Exercise aim: Below this line is a listing that includes pictures. Copy exactly, and only, the lines from the one containing "Recreate this image" through the one containing "from matplotlib.patches import FancyArrow"; the pictures do not go in the copy.

Material supplied:
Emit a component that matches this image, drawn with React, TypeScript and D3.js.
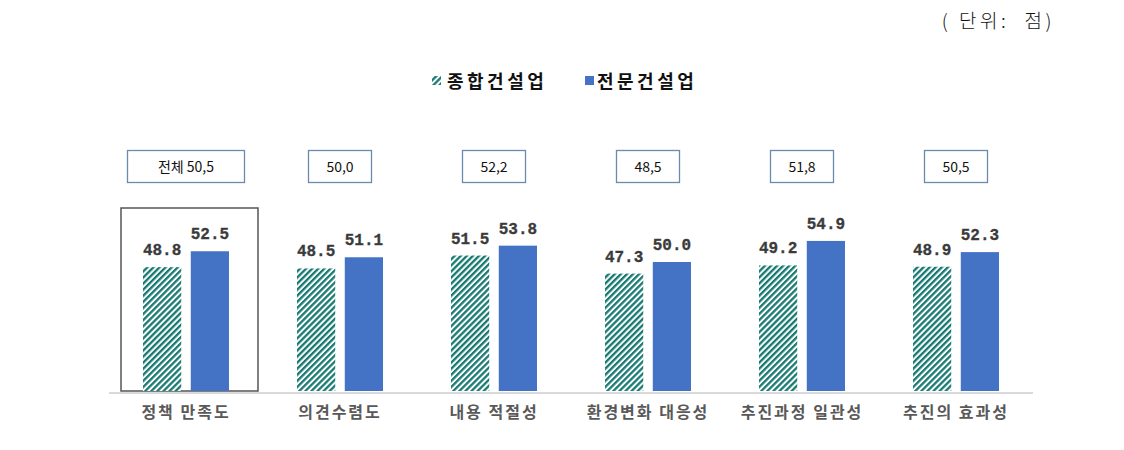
import React from "react";
import * as d3 from "d3";

const categories = ["정책 만족도", "의견수렴도", "내용 적절성", "환경변화 대응성", "추진과정 일관성", "추진의 효과성"];
const seriesNames = ["종합건설업", "전문건설업"];
const generalValues = [48.8, 48.5, 51.5, 47.3, 49.2, 48.9];
const specialValues = [52.5, 51.1, 53.8, 50.0, 54.9, 52.3];
const totalLabels = ["전체 50,5", "50,0", "52,2", "48,5", "51,8", "50,5"];
const unitLabel = "( 단위:  점)";

const W = 1124;
const H = 450;
const baseY = 391;

export default function App() {
  const x = d3.scaleBand<string>().domain(categories).range([109, 1033]).padding(0);
  const inner = d3.scaleBand<string>().domain(seriesNames).range([34, 120]).paddingInner(0.2);
  const y = d3.scaleLinear().domain([20, 70]).range([baseY, baseY - 215]);
  const seriesValues = [generalValues, specialValues];
  const fontKR = "'Noto Sans CJK KR', sans-serif";
  const numFont = "'Liberation Mono', 'DejaVu Sans Mono', monospace";

  return (
    <div style={{ position: "absolute", left: 0, top: 0 }}>
      <svg width={W} height={H} style={{ display: "block", background: "#fff" }}>
        <defs>
          <pattern id="hatch" patternUnits="userSpaceOnUse" width={4.3} height={4.3} patternTransform="rotate(45)">
            <rect x={0} y={0} width={4.3} height={4.3} fill="#fff" />
            <rect x={0} y={0} width={2.3} height={4.3} fill="#177a72" />
          </pattern>
        </defs>

        <text x={1055} y={28} textAnchor="end" fontFamily="'Noto Sans CJK KR', serif" fontWeight={300} fontSize={19} letterSpacing={3.5} fill="#111" style={{ whiteSpace: "pre" }}>
          {unitLabel}
        </text>

        {/* legend */}
        <g>
          <rect x={432} y={76} width={9} height={9} fill="url(#hatch)" />
          <text x={447} y={88} fontFamily={fontKR} fontWeight={700} fontSize={18} letterSpacing={3.5} fill="#111">
            {seriesNames[0]}
          </text>
          <rect x={585} y={76} width={9} height={9} fill="#4472c4" />
          <text x={597} y={88} fontFamily={fontKR} fontWeight={700} fontSize={18} letterSpacing={3.5} fill="#111">
            {seriesNames[1]}
          </text>
        </g>

        {/* total boxes */}
        {categories.map((c, i) => {
          const cx = (x(c) ?? 0) + x.bandwidth() / 2;
          const w = i === 0 ? 117 : 63;
          return (
            <g key={"box" + c}>
              <rect x={cx - w / 2} y={150.5} width={w} height={32} fill="#fff" stroke="#6a8ab0" strokeWidth={1.3} />
              <text x={cx} y={172} textAnchor="middle" fontFamily={fontKR} fontSize={14} fill="#111">
                {totalLabels[i]}
              </text>
            </g>
          );
        })}

        {/* highlight frame */}
        <rect x={(x(categories[0]) ?? 0) + 12} y={208} width={137} height={baseY - 208} fill="none" stroke="#555" strokeWidth={1.5} />

        {/* bars */}
        {categories.map((c, i) => (
          <g key={"g" + c} transform={`translate(${x(c)},0)`}>
            {seriesNames.map((s, j) => {
              const v = seriesValues[j][i];
              const bx = inner(s) ?? 0;
              return (
                <g key={s}>
                  <rect x={bx} y={y(v)} width={inner.bandwidth()} height={baseY - y(v)} fill={j === 0 ? "url(#hatch)" : "#4472c4"} />
                  <text x={bx + inner.bandwidth() / 2} y={y(v) - 12} textAnchor="middle" fontFamily={numFont} fontWeight={700} fontSize={16} fill="#3a3a3a" stroke="#3a3a3a" strokeWidth={0.3}>
                    {v.toFixed(1)}
                  </text>
                </g>
              );
            })}
          </g>
        ))}

        {/* axis */}
        <line x1={109} x2={1033} y1={393} y2={393} stroke="#d9d9d9" strokeWidth={2} />

        {categories.map((c) => (
          <text key={"l" + c} x={(x(c) ?? 0) + x.bandwidth() / 2} y={418} textAnchor="middle" fontFamily={fontKR} fontWeight={700} fontSize={16} letterSpacing={2} fill="#595959">
            {c}
          </text>
        ))}
      </svg>
    </div>
  );
}
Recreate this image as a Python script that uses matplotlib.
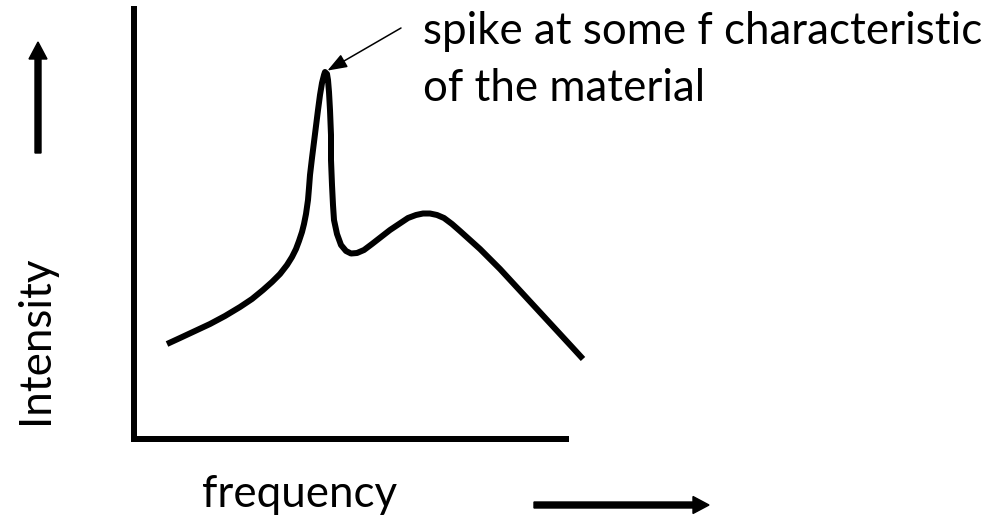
import matplotlib
matplotlib.use("Agg")
import matplotlib.pyplot as plt
from matplotlib.patches import FancyArrow

# ---- data (arbitrary units) ----
frequency = [33, 46, 61, 76, 91, 106, 118, 129, 138, 146,
             153, 158, 162, 165, 168, 170, 172, 174, 175, 176,
             178, 180, 182, 184, 186, 188, 190, 191, 193, 194,
             195, 196, 197, 197, 198, 199, 200, 203, 207, 212,
             217, 223, 230, 238, 247, 256, 265, 274, 282, 289,
             296, 303, 310, 318, 326, 336, 346, 355, 366, 378,
             390, 402, 414, 426, 438, 449]
intensity = [95, 101, 108, 115, 123, 132, 140, 149, 157, 165,
             174, 182, 190, 198, 207, 215, 225, 239, 251, 264,
             281, 297, 313, 329, 344, 356, 364, 367, 365, 359,
             347, 329, 304, 279, 254, 234, 219, 205, 194, 188,
             185.5, 186, 189, 195, 202, 209, 215, 221, 224, 225.5,
             225.5, 224, 221, 215, 208, 199, 190, 181, 170, 157,
             144, 131, 118, 105, 92, 80]
annotation_lines = ["spike at some f characteristic", "of the material"]
xlabel = "frequency"
ylabel = "Intensity"

W, H, DPI = 1005, 517, 100
fig = plt.figure(figsize=(W / DPI, H / DPI), dpi=DPI)
fig.patch.set_facecolor("white")

FONT = "Lato"

# font size fitted so the first annotation line spans ~560 px
probe = fig.text(0, 0, annotation_lines[0], fontsize=20, family=FONT)
fig.canvas.draw()
wpx = probe.get_window_extent().width
probe.remove()
fs = 20 * 560.0 / wpx

def px(x, y):
    return (x / W, 1 - y / H)

ax = fig.add_axes([134 / W, 1 - 439 / H, (566 - 134) / W, (439 - 9) / H])
ax.set_xlim(0, 432)
ax.set_ylim(0, 430)
ax.set_xticks([])
ax.set_yticks([])
for s in ("top", "right"):
    ax.spines[s].set_visible(False)
for s in ("left", "bottom"):
    ax.spines[s].set_linewidth(6 * 72 / DPI)
    ax.spines[s].set_color("black")
    ax.spines[s].set_capstyle("projecting")

ax.plot(frequency, intensity, color="black", lw=6 * 72 / DPI,
        solid_joinstyle="round", solid_capstyle="butt", clip_on=False)

# annotation arrow pointing at the spike
ipk = intensity.index(max(intensity))
ax.annotate("", xy=(frequency[ipk], intensity[ipk]), xycoords="data",
            xytext=(76, 44), textcoords="offset pixels",
            arrowprops=dict(arrowstyle="-|>,head_length=0.6,head_width=0.22",
                            mutation_scale=20, lw=1.1, color="black",
                            shrinkA=0, shrinkB=2))

fig.text(*px(423, 44), annotation_lines[0], fontsize=fs, family=FONT,
         ha="left", va="baseline")
fig.text(*px(423, 101), annotation_lines[1], fontsize=fs, family=FONT,
         ha="left", va="baseline")
fig.text(*px(202, 507), xlabel, fontsize=fs, family=FONT,
         ha="left", va="baseline")
fig.text(*px(48, 340), ylabel, fontsize=fs, family=FONT, rotation=90,
         rotation_mode="anchor", ha="center", va="baseline")

# direction arrows
fig.patches.append(FancyArrow(38, H - 153, 0, 153 - 42, width=6,
                              head_width=18, head_length=17,
                              length_includes_head=True, color="black",
                              transform=None, figure=fig))
fig.patches.append(FancyArrow(534, H - 505, 709 - 534, 0, width=6,
                              head_width=17, head_length=16,
                              length_includes_head=True, color="black",
                              transform=None, figure=fig))

fig.savefig("out.png", dpi=DPI, facecolor="white")
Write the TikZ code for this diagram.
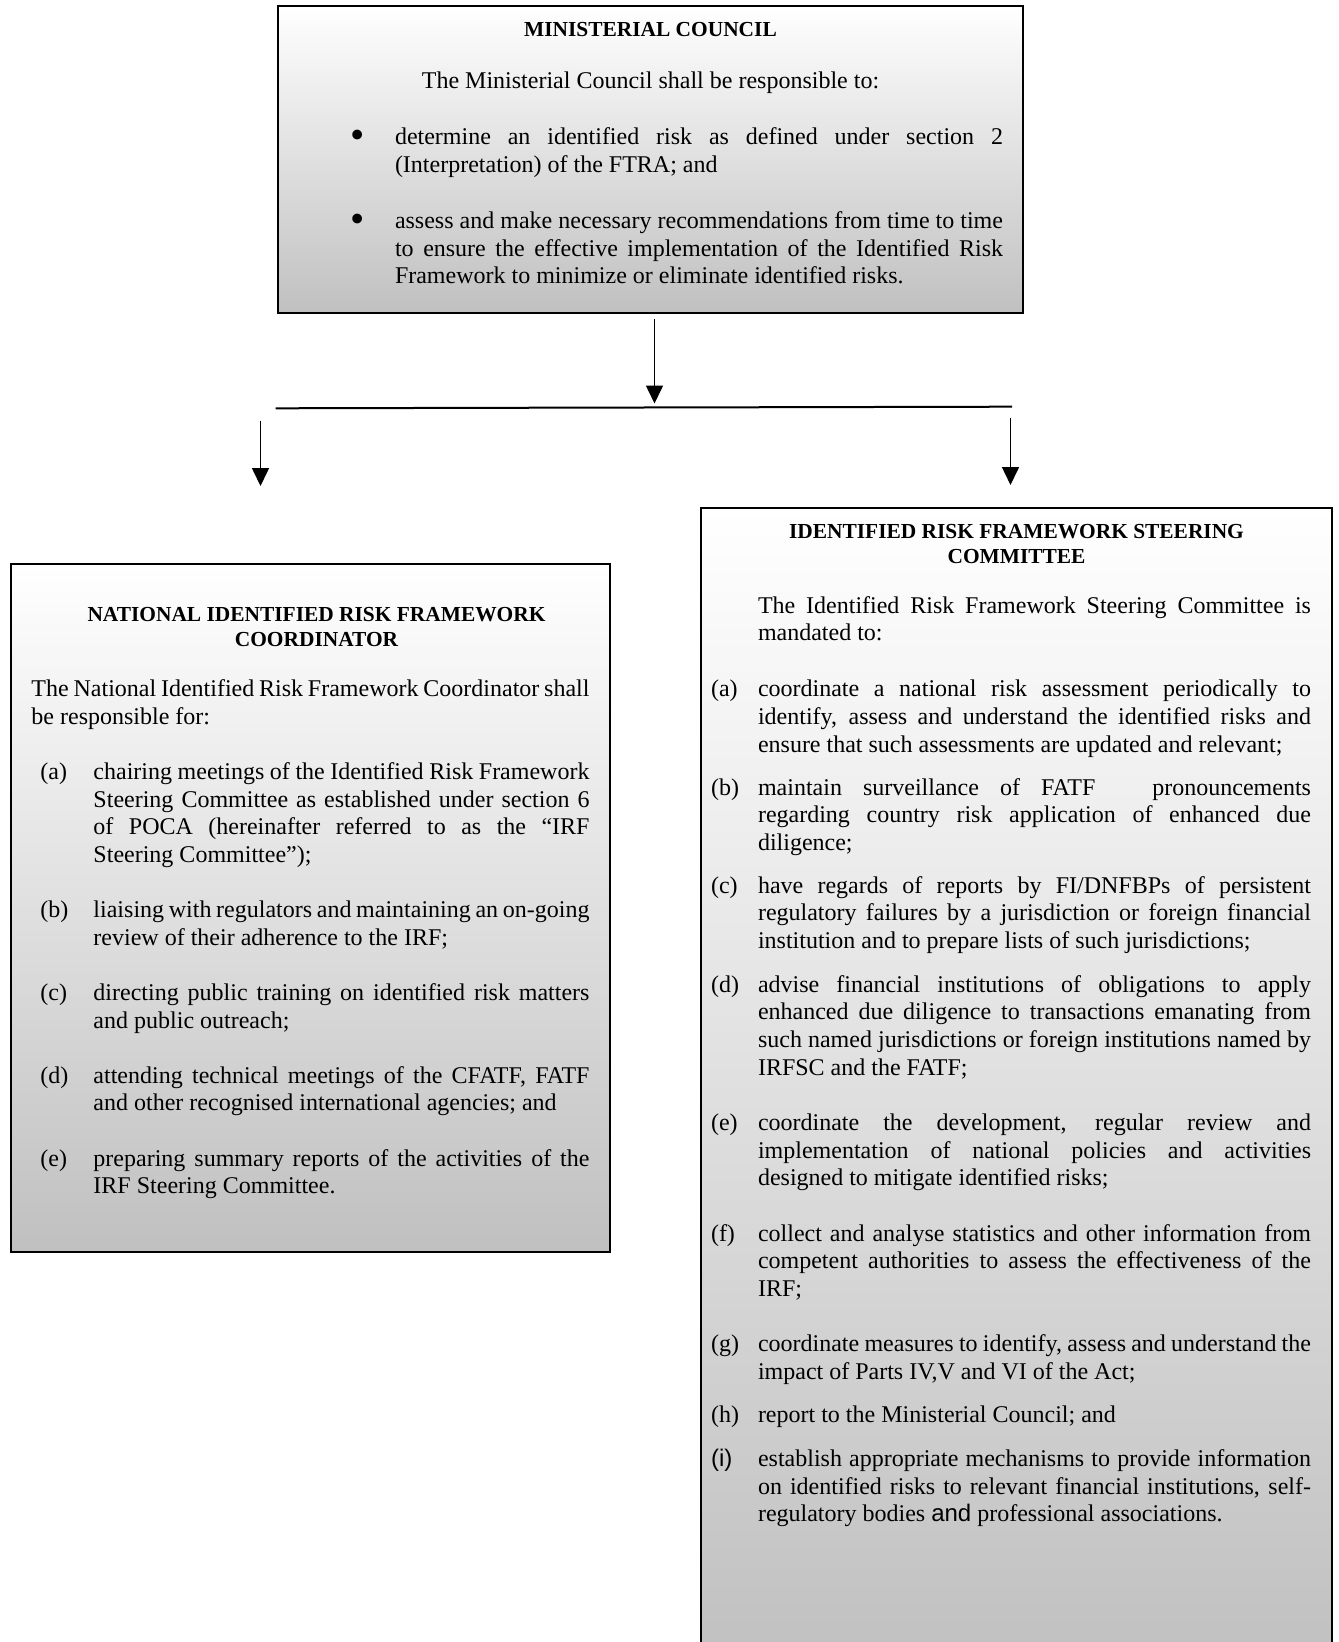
\documentclass[tikz,border=0pt]{standalone}
\usepackage{fontspec}
\usepackage{graphicx}
\setmainfont{Liberation Serif}
\newfontfamily\arialfont{Liberation Sans}
\usetikzlibrary{arrows.meta}

\definecolor{panelgray}{HTML}{C0C0C0}

\newlength{\itemshift}
\newlength{\labelgap}
\newcommand{\paneltitle}{\fontsize{10.7}{12.6}\selectfont\bfseries}
\newcommand{\panelbody}{\fontsize{12}{13.8}\selectfont\hyphenpenalty=10000\parindent=0pt\relax}
\newcommand{\duty}[2]{\par{\leftskip=\itemshift\noindent\llap{\makebox[\labelgap][l]{#1}}#2\par}}
\newcommand{\bigdot}{\raisebox{-0.4ex}{\scalebox{1.7}{\textbullet}}}

\begin{document}
\begin{tikzpicture}[x=0.5pt,y=-0.5pt,>={Triangle[length=9pt,width=8.5pt]},
                    panel/.style={draw,line width=1pt,top color=white,bottom color=panelgray,
                                  anchor=north west,inner ysep=0pt,align=justify,font=\panelbody},
                    flow/.style={->,line width=0.8pt}]

  \useasboundingbox (0,0) rectangle (1338,1642);

  % top box
  \node[panel,inner xsep=10pt,text width=352.5pt,text height=15.5pt,text depth=137.9pt] (council) at (277,5) {%
    {\centering\paneltitle MINISTERIAL COUNCIL\par}
    \vspace{11.75pt}
    {\centering The Ministerial Council shall be responsible to:\par}
    \vspace{14.4pt}
    \setlength{\itemshift}{48.5pt}\setlength{\labelgap}{22.5pt}%
    \duty{\bigdot}{determine an identified risk as defined under section 2\linebreak (Interpretation) of the FTRA; and}
    \vspace{14.4pt}
    \duty{\bigdot}{assess and make necessary recommendations from time to time\linebreak to ensure the effective implementation of the Identified Risk\linebreak Framework to minimize or eliminate identified risks.}
  };

  % left box
  \node[panel,inner xsep=10.25pt,text width=279pt,text height=28.6pt,text depth=315.3pt] (coordinator) at (10,563) {%
    {\centering\advance\leftskip by 6pt\paneltitle NATIONAL IDENTIFIED RISK FRAMEWORK\linebreak COORDINATOR\par}
    \vspace{11.25pt}
    The National Identified Risk Framework Coordinator shall\linebreak be responsible for:\par
    \vspace{13.85pt}
    \setlength{\itemshift}{31pt}\setlength{\labelgap}{26.5pt}%
    \duty{(a)}{chairing meetings of the Identified Risk Framework\linebreak Steering Committee as established under section 6\linebreak of POCA (hereinafter referred to as the “IRF\linebreak Steering Committee”);}
    \vspace{13.85pt}
    \duty{(b)}{liaising with regulators and maintaining an on-going\linebreak review of their adherence to the IRF;}
    \vspace{13.85pt}
    \duty{(c)}{directing public training on identified risk matters\linebreak and public outreach;}
    \vspace{13.85pt}
    \duty{(d)}{attending technical meetings of the CFATF, FATF\linebreak and other recognised international agencies; and}
    \vspace{13.85pt}
    \duty{(e)}{preparing summary reports of the activities of the\linebreak IRF Steering Committee.}
  };

  % right box
  \node[panel,inner xsep=10.5pt,text width=294.5pt,text height=15pt,text depth=565pt] (steering) at (700,507) {%
    {\centering\paneltitle IDENTIFIED RISK FRAMEWORK STEERING\linebreak COMMITTEE\par}
    \vspace{11.25pt}
    \setlength{\itemshift}{18pt}\setlength{\labelgap}{23.5pt}%
    {\leftskip=\itemshift The Identified Risk Framework Steering Committee is\linebreak mandated to:\par}
    \vspace{14.2pt}
    \duty{(a)}{coordinate a national risk assessment periodically to\linebreak identify, assess and understand the identified risks and\linebreak ensure that such assessments are updated and relevant;}
    \vspace{7.7pt}
    \duty{(b)}{maintain surveillance of FATF\hspace{1.5em} pronouncements\linebreak regarding country risk application of enhanced due\linebreak diligence;}
    \vspace{7.7pt}
    \duty{(c)}{have regards of reports by FI/DNFBPs of persistent\linebreak regulatory failures by a jurisdiction or foreign financial\linebreak institution and to prepare lists of such jurisdictions;}
    \vspace{8.1pt}
    \duty{(d)}{advise financial institutions of obligations to apply\linebreak enhanced due diligence to transactions emanating from\linebreak such named jurisdictions or foreign institutions named by\linebreak IRFSC and the FATF;}
    \vspace{13.9pt}
    \duty{(e)}{coordinate the development, regular review and\linebreak implementation of national policies and activities\linebreak designed to mitigate identified risks;}
    \vspace{13.9pt}
    \duty{(f)}{collect and analyse statistics and other information from\linebreak competent authorities to assess the effectiveness of the\linebreak IRF;}
    \vspace{13.9pt}
    \duty{(g)}{coordinate measures to identify, assess and understand the\linebreak impact of Parts IV,V and VI of the Act;}
    \vspace{7.9pt}
    \duty{(h)}{report to the Ministerial Council; and}
    \vspace{8.1pt}
    \duty{{\arialfont(i)}}{establish appropriate mechanisms to provide information\linebreak on identified risks to relevant financial institutions, self-\linebreak regulatory bodies {\arialfont and} professional associations.}
  };

  % connectors
  \coordinate (splitL) at (275.5,408.3);
  \coordinate (splitR) at (1012,406.7);
  \coordinate (leftFrom) at (260.5,420.7);
  \coordinate (leftTo) at (260.5,486);
  \coordinate (rightFrom) at (1010.5,418.3);
  \coordinate (rightTo) at (1010.5,485);

  \draw[flow] ([xshift=2pt,yshift=-2.75pt]council.south) -- ++(0,84.2);
  \draw[line width=1pt] (splitL) -- (splitR);
  \draw[flow] (leftFrom) -- (leftTo);
  \draw[flow] (rightFrom) -- (rightTo);
\end{tikzpicture}
\end{document}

Solution below:
Recreate this image as a Python script that uses matplotlib.
import matplotlib
matplotlib.use("Agg")
import matplotlib.pyplot as plt
from matplotlib.patches import FancyArrow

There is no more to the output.